Written exercise -
Print, please, exactly and only the lines between the line holding "Emit a Python" and the line holding "ax = fig.add_axes([0.137, 0.2763, 0.850, 0.5406])", inclusive, omitting any pictures.

The input -
▬▬▬▬▬▬▬▬▬▬

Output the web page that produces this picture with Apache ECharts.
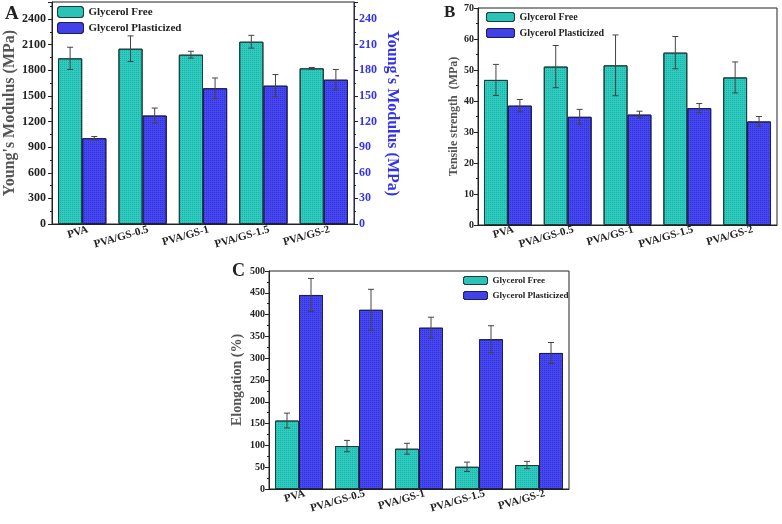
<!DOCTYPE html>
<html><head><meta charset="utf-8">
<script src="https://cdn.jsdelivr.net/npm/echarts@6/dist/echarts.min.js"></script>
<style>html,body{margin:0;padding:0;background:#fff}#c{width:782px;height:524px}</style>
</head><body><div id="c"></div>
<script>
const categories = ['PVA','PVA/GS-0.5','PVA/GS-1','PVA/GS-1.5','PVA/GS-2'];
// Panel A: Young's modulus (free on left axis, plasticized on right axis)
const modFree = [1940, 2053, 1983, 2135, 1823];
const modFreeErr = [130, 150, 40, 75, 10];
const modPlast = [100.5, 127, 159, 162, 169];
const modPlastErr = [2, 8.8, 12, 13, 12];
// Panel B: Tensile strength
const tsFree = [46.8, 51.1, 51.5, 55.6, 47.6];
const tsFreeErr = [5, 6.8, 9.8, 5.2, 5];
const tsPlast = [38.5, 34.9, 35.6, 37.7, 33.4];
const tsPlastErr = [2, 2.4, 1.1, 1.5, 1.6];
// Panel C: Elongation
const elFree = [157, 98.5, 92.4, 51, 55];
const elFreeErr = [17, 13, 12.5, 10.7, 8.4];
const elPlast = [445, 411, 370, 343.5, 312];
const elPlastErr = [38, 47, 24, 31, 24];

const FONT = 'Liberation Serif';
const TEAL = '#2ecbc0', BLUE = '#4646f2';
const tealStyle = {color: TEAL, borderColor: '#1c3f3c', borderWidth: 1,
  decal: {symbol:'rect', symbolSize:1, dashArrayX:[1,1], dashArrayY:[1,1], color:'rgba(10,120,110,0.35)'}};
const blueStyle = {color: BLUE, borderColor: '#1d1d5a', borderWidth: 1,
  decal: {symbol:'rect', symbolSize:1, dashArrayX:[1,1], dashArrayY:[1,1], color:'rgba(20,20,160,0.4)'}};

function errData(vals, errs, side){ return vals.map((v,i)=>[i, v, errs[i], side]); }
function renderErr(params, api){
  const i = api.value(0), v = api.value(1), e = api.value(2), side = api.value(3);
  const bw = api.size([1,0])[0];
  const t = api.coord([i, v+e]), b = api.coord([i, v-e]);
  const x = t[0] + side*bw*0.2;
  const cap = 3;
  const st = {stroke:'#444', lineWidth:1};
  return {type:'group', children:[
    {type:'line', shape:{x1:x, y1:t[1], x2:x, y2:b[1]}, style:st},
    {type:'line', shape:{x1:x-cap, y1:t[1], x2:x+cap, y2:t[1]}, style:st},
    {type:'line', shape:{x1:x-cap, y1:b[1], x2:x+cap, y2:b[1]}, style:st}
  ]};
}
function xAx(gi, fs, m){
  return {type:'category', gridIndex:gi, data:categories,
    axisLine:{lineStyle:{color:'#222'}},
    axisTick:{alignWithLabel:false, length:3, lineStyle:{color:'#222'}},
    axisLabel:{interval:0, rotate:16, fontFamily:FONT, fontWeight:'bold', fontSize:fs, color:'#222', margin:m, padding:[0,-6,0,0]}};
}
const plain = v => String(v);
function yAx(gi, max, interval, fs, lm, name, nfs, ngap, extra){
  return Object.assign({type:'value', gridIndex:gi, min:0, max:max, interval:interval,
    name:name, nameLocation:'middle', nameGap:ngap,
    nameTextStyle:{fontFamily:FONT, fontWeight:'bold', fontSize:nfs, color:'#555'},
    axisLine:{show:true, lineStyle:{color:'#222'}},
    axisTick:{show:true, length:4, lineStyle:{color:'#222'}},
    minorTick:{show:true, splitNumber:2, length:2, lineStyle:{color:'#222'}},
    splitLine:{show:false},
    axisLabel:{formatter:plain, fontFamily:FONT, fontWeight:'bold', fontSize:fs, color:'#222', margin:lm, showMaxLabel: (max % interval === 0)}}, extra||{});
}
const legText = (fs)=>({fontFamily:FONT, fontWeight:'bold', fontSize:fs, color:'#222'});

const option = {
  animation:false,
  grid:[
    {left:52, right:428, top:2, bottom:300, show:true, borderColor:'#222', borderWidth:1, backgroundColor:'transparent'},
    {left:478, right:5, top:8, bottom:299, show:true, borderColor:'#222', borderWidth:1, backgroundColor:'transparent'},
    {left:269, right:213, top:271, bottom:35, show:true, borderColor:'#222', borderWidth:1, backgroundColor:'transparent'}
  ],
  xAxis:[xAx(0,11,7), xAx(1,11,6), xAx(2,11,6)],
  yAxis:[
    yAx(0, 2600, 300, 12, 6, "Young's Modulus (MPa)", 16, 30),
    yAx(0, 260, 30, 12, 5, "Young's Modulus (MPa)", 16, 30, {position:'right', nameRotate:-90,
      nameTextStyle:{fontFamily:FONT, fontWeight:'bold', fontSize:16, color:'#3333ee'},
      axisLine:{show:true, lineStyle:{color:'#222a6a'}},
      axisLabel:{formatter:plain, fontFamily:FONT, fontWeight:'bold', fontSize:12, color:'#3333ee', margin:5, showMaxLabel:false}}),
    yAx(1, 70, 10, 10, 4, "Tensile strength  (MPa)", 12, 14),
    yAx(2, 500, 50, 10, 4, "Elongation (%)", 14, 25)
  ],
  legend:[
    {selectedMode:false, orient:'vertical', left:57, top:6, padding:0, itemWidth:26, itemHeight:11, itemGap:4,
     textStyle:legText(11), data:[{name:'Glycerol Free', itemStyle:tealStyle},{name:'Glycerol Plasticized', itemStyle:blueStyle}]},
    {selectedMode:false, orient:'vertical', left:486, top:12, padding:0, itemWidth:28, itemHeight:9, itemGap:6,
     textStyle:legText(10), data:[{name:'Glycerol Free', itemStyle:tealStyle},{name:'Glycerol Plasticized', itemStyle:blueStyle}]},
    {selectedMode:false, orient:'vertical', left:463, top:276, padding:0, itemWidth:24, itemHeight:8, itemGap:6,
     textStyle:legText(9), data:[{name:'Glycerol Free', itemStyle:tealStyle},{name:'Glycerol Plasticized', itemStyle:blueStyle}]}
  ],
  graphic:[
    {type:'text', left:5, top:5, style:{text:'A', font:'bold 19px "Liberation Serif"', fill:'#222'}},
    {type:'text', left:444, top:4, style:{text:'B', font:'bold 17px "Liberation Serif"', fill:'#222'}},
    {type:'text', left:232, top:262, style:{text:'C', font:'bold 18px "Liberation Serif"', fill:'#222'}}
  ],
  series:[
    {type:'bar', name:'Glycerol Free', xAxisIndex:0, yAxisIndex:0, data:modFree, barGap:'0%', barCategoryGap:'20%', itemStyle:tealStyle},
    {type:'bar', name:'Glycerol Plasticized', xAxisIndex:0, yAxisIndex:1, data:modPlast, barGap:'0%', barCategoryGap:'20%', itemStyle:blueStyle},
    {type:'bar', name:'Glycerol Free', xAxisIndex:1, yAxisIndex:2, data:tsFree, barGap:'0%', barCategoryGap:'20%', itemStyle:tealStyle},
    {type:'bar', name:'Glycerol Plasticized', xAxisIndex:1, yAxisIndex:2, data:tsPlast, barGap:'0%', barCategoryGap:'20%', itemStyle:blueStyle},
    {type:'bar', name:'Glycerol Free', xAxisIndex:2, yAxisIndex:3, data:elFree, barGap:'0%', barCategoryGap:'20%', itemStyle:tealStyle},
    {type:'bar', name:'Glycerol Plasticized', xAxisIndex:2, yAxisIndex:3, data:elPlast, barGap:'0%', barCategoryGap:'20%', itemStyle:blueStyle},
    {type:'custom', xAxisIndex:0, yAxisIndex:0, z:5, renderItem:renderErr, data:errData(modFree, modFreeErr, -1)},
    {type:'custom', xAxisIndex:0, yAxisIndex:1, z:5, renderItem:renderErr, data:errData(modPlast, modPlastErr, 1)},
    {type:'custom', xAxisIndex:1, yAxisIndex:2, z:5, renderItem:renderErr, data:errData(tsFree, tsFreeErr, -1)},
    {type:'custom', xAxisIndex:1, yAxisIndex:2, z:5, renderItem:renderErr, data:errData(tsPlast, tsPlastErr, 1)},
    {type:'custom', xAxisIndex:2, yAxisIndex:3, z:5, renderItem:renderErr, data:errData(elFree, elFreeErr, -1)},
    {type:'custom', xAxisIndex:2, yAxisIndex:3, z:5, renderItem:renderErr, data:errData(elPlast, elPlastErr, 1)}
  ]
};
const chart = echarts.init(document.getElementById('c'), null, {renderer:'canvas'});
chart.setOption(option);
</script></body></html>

▬▬▬▬▬▬▬▬▬▬

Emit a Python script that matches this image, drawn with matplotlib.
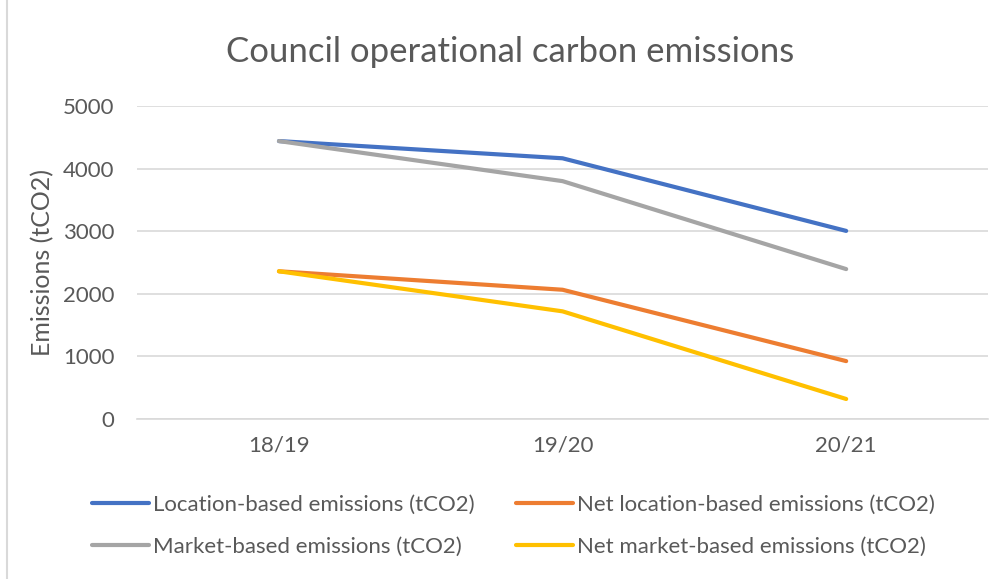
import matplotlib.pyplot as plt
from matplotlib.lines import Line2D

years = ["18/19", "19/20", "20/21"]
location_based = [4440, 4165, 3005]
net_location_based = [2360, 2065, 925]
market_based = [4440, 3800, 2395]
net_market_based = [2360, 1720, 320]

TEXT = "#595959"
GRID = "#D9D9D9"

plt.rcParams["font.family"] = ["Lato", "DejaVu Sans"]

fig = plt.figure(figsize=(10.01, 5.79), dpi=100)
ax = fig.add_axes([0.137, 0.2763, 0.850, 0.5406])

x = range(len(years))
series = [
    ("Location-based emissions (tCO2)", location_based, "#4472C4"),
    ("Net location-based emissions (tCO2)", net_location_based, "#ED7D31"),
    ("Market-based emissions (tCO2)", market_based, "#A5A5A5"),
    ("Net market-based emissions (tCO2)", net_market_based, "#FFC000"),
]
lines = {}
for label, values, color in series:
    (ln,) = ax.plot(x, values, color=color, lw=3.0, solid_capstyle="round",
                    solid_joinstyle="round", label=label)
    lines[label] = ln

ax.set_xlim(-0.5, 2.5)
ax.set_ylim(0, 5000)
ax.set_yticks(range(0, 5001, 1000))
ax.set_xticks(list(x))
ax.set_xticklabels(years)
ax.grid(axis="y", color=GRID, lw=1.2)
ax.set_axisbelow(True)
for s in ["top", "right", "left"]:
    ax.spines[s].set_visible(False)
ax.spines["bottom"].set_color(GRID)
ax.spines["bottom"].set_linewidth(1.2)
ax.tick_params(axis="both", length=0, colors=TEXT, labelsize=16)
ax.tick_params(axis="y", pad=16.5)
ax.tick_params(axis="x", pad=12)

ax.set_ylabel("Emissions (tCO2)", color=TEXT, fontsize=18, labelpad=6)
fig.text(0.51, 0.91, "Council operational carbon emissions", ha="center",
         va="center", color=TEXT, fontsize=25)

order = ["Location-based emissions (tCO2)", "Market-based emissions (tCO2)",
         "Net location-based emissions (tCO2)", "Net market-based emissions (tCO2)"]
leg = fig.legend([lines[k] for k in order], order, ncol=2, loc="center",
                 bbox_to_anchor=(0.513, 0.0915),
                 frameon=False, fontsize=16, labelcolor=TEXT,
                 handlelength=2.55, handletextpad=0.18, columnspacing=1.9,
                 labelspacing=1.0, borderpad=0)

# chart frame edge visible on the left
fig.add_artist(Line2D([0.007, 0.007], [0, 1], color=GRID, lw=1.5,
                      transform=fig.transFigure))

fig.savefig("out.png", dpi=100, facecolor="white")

▬▬▬▬▬▬▬▬▬▬

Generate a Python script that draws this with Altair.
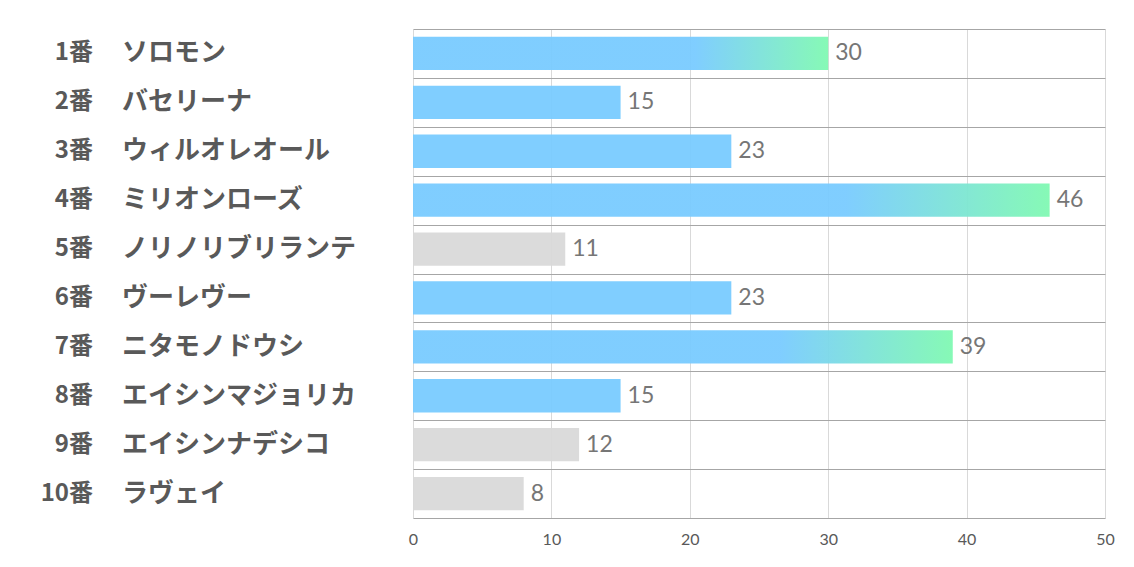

▬▬▬▬▬▬▬▬▬▬

Answer to this problem -
Emit a Python script that matches this image, drawn with matplotlib.
import matplotlib.pyplot as plt
from matplotlib.lines import Line2D

years = ["18/19", "19/20", "20/21"]
location_based = [4440, 4165, 3005]
net_location_based = [2360, 2065, 925]
market_based = [4440, 3800, 2395]
net_market_based = [2360, 1720, 320]

TEXT = "#595959"
GRID = "#D9D9D9"

plt.rcParams["font.family"] = ["Lato", "DejaVu Sans"]

fig = plt.figure(figsize=(10.01, 5.79), dpi=100)
ax = fig.add_axes([0.137, 0.2763, 0.850, 0.5406])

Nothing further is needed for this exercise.